An entry about faithfulness.
This sabbatical journey has been a long one. We’re coming up on the end of the first year of a two-year experience. When I started down this road with my team, there were some immediate, surface-level experiences and takeaways. I started a Hebrew class and some counseling. I intentionally tried to look for opportunities to bless those in less fortunate situations. I stopped engaging in fundraising and trusted in God’s provisions.
I wrote some initial posts that were easy, fast, and “free” — quick observations while the experience was fresh. But still, there was a slow journey to trod in front of me. Some of the more meaningful objectives of my sabbatical were not — and are not — as easily seen and experienced. I have struggled to create margin or feel like I’m finding any semblance of a “sabbatical space.”
This has been disheartening at times. I’ve been learning some really meaningful and unintended lessons along the way (that you can read about in the last few posts), but the “system” wasn’t working like I wanted it to.
But I knew this would be a long process and I knew the infrastructure Impact Campus Ministries puts in place for sabbaticals works, so I trusted the process. We have our staff create a plan and have some things to shoot for. We design an accountability structure and establish intentional relationships to keep each of us on track. There was a period of time where I was tempted to panic — to scratch the whole thing and redesign it all in order to find the “sweet spot” I was missing.
But I decided to stay the course, because there was still time. That decision is looking to be one of the richest experiences, almost as if it is determined to help my sabbatical find the space that I sought to create.
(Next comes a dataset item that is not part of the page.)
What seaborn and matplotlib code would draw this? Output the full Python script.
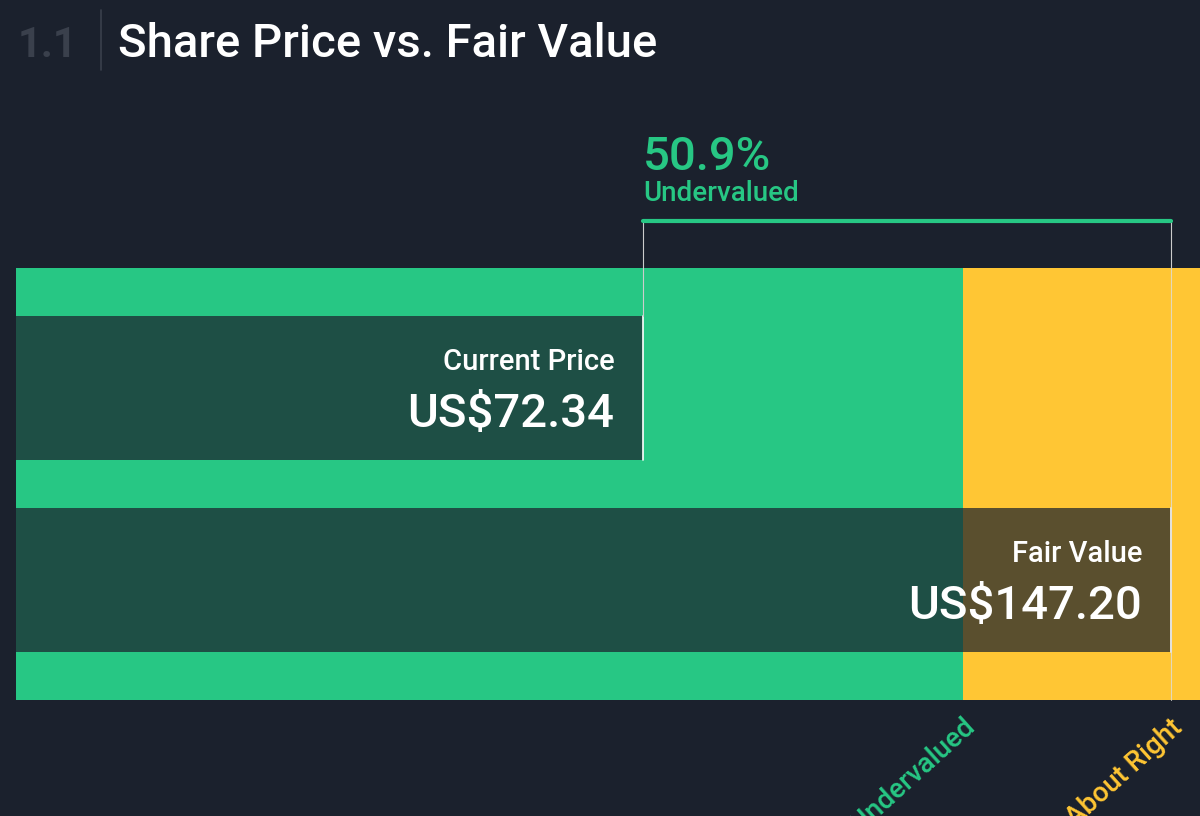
import seaborn as sns
import matplotlib.pyplot as plt
import pandas as pd

labels = ['Current Price', 'Fair Value']
prices = [72.34, 147.20]
undervalued_pct = 50.9
zone_edge = 117.76   # 20% below fair value
axis_min = -16.6
axis_max = 151.3

BG = '#1b212d'
GREEN = '#27c784'
YELLOW = '#ffc634'

sns.set_theme(style='white')
plt.rcParams['font.family'] = ['Roboto', 'DejaVu Sans']

W, H = 1200, 816
fig = plt.figure(figsize=(12, 8.16), dpi=100, facecolor=BG)

def fx(px): return px / W
def fy(py): return 1 - py / H

ax = fig.add_axes([fx(16), fy(700), fx(1184), (700 - 268) / H])
ax.set_facecolor(BG)
ax.axvspan(axis_min, zone_edge, color=GREEN, lw=0)
ax.axvspan(zone_edge, axis_max, color=YELLOW, lw=0)

df = pd.DataFrame({'label': labels, 'price': prices})
sns.barplot(data=df, x='price', y='label', orient='h', width=0.75,
            color=BG, alpha=0.72, saturation=1, linewidth=0, ax=ax)
# bars start at the left edge of the band
for patch, p in zip(ax.patches[-2:], prices):
    patch.set_x(axis_min)
    patch.set_width(p - axis_min)
ax.set_xlim(axis_min, axis_max)
ax.set_ylim(1.625, -0.625)
ax.axis('off')

for i, p in enumerate(prices):
    ax.plot([p, p], [i - 0.375, i + 0.375], color='white', lw=1.2)
    ax.text(p - 4.1, i - 0.06, labels[i], color='white', fontsize=21,
            ha='right', va='bottom', fontweight='medium')
    ax.text(p - 4.1, i + 0.02, f'US${p:.2f}', color='white', fontsize=34,
            ha='right', va='top', fontweight='medium')

# bracket
ax.plot([prices[0], prices[0]], [-0.625, -0.375], color='#cccccc', lw=0.8, clip_on=False)
ax.plot([prices[1], prices[1]], [-0.625, 1.625], color='#dddddd', lw=0.8, clip_on=False, alpha=0.8)
ax.plot([prices[0], prices[0]], [-0.625, -0.87], color='#cccccc', lw=0.8, clip_on=False)
ax.plot([prices[1], prices[1]], [-0.625, -0.87], color='#cccccc', lw=0.8, clip_on=False)
ax.plot([prices[0], prices[1]], [-0.87, -0.87], color=GREEN, lw=3, clip_on=False)

fig.text(fx(643), fy(170), f'{undervalued_pct}%', color=GREEN, fontsize=34,
         fontweight='medium', va='baseline')
fig.text(fx(643), fy(201), 'Undervalued', color=GREEN, fontsize=20,
         fontweight='medium', va='baseline')

# title
fig.text(fx(18), fy(57), '1.1', color='#3a404c', fontsize=30, fontweight='bold', va='baseline')
fig.add_artist(plt.Line2D([fx(101), fx(101)], [fy(10), fy(70)], color='#3a404c', lw=1.2))
fig.text(fx(118), fy(57), 'Share Price vs. Fair Value', color='white', fontsize=34,
         fontweight='medium', va='baseline')

# zone labels
fig.text(fx(962), fy(714), '20% Undervalued', color=GREEN, fontsize=20,
         rotation=42, ha='right', va='top', rotation_mode='anchor', fontweight='medium')
fig.text(fx(1170), fy(714), 'About Right', color=YELLOW, fontsize=20,
         rotation=42, ha='right', va='top', rotation_mode='anchor', fontweight='medium')

fig.savefig('out.png', dpi=100, facecolor=BG)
We stayed curious and we asked questions. We stayed vulnerable and discussed the frustrations. My team has shown up and said “YES” or “NO” as needed. Together we’ve listened and responded. At times it seemed like we were off track and at times that track has brought us right where we want to be. They are helping me find the space I am looking for and helping me get there in healthier ways than I would have forced on my own.
One of the things I always talk about is trusting the story. It’s a concept rooted in Sabbath and an understanding that we have everything we need — that fear and insecurity cause us to do dumb and destructive things. This is part of what I’ve seen in trusting the process. When we know that the process is good, that it’s built on the right stuff and has the right people involved, we need to know this process will bear fruit if we walk it out in faithfulness.
So if you know you have a good process, but you’re wrestling with fear and insecurity, catch yourself before you make a mistake. Trust the process to do what it was built to do.